Social Media is NOT Business Friendly (and here’s why…)

October 6, 2010

I won’t go into the fact that business are using social media and some are successful and some are not – we know this.  What I do want to rant about is the fact that it’s such a pain in the ass to set up social media for businesses.  

Yes, I would say it would be very wise for most companies to hire an outside firm to set up their social media program.  Unfortunately, because of the difficulty of convincing the C-Suite of ROI, many use “free” as a bargaining chip.  If you’re trying to sell it, you’ll do what you have to do, right?  You either already know, or quickly find out, that the saying “nothing is free” is true.  Why all the 3rd party sites you may use are free, the time you put in setting it up is staggering (if done right) and sometimes technically challenging.  I’m not going to go into the process of writing up a social media plan, let’s just take it for granted you’ve gone through that process.  Much of that, you’ll find later, is the easier part (that is, until parts of the workflow in your plan, based on wrong assumptions, cause some minor panic).

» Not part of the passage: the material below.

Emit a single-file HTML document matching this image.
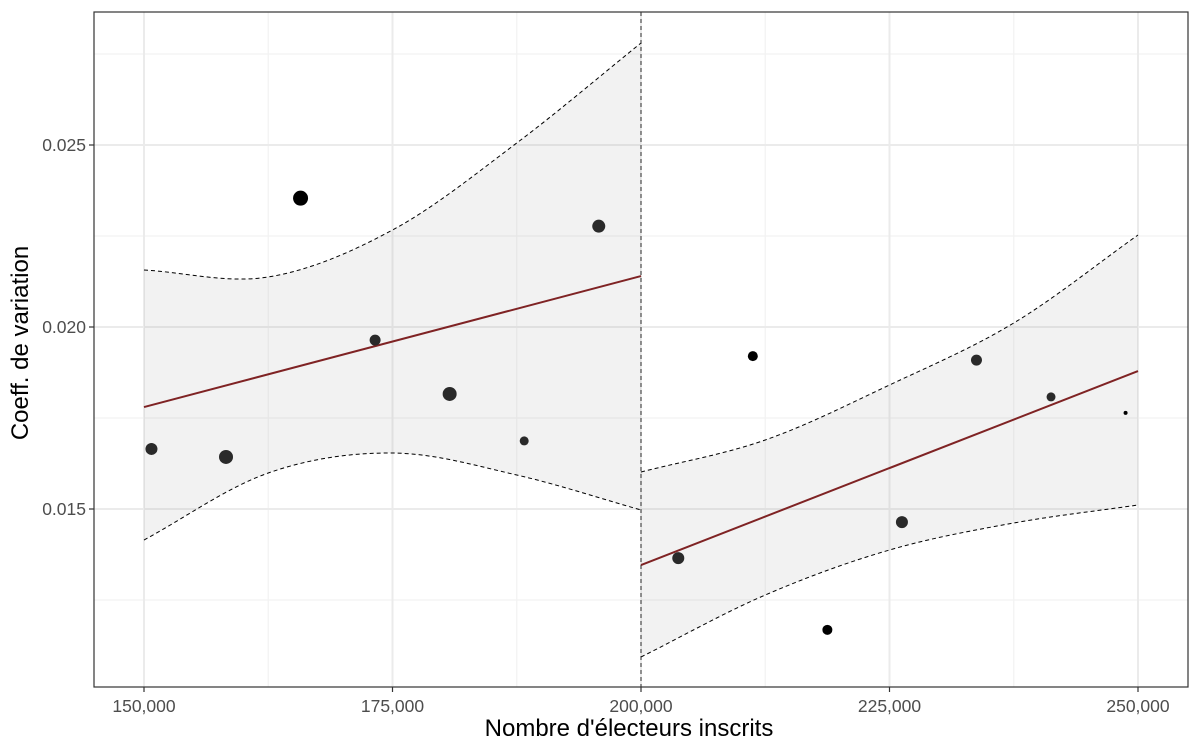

Here’s what I don’t get though, social sites like Twitter and Facebook know that a big part of what they do involves businesses.  It has proven that it works and is viable – the platforms should embrace it as them, as they may be their future path to revenue.  This is not what I’m finding in my experiences, though.

You may be a small company and much of this doesn’t apply, but if you’re dealing with a small team that is driving your social media efforts, you could have major trouble.  

Let’s start with Twitter.  Twitter assumes from the beginning you’re a person – there really is no consideration that you’re a business.  The TOS doesn’t even mention the word “business.”  So, you bite the bullet and either make up a name that makes sense for the business or use your real name (I can find articles that argue for/against both – google it if you like).  The “handle” is also likely going to be business related.  The email?  Well, you either have a shared account or an aliased distro list internal to your company.  From there it’s pretty straightforward, but the implementation mostly sucks.  You’ll likely need to use something like Seesmic, Hootsuite or Tweetdeck to have a chance at managing with a group.  Then you may have to figure out clever ways to show that it’s you… or Bob… or Debbie… or whomever.  Zappos does a pretty good job at this, but Twitter sure doesn’t make it easy.  There are slight annoying aspects that had to do with designs and the backgrounds (and the changing of them), but I won’t hit Twitter too hard on that – I understand they need to evolve and make changes.  

Facebook is a whole new set of problems.  Their answer is the Fan Pages.  Oh, but it has to be tied to an account.  Fine, I’ll just make one of my “fake” account like I did Twitter, right?  You see, I have a personal account, but I don’t want that to be my business account, so I create a new account.  It’s really a business admin account, so I’ll just be clever and my first name will be MyBusiness and my last name will be Admin.  “Eff you!” they say. Somehow it “knows” that no one has the first name MyBusiness and rejects it (and any other “clever” thing you come up with).  So I submit and use my real name.  Great, now there are two of me on Facebook.  You might argue for privacy settings and such, but I don’t care – my point is that this issue shouldn’t be this issue.  Remember, you’re a team, so just assume they’re going to have to go through all the same issues – use their personal account or create another before you make them admins.

So, that’s just to get to the point where you can create and manage a page.  That’s not too bad overall, though navigation can be confusing where you end up on your second account and you have to “manage your page” again.  At this point I want to set up my custom URL so that people can find my page easily so I’ll set here and… son of a bitch, I need 25 “Likes” before I can do it.  Of course, it didn’t tell me that, I had to hunt down the information.  This puts you in a quandary.  I want people to find my page easily, but I need 25 people to find my page.  OK, so you can send them the ugly and long URL, but what if you’re not ready to launch?  So you want to coordinate people liking the page before you launch and then quickly update your custom URL after 25.  In my case it didn’t work.  It was liked early (I don’t blame them, really), and it showed up in their stream and spread.  A week before our launch and it had 36 likes.  We were mostly ready, but not quite.

The point is – why the 25?  Squatters I guess – but most places don’t account for that and it works out just fine in a lot of cases.  It simply made things unnecessarily difficult. 

There were similar experiences for every site I needed to utilize for our campaign – none were the exception.  Each one had some issue that left me thinking, “This sucks for businesses!” 

While I said that an outside firm would be good, you still have to have knowledge on the inside to be able to execute when the time comes to hand over the keys.  That can be difficult as well. I’m fairly advance, and I would imagine that an inexperienced group would probably be lost or spend much more time dealing with trial and error.

I’m extremely disappointed in the option available for businesses and feel there is a tremendous opportunity here for them to make things easier on the folks who may one day be paying the bills with their advertising.

There is an underlining issue here with identities, but I’ll save that for another time.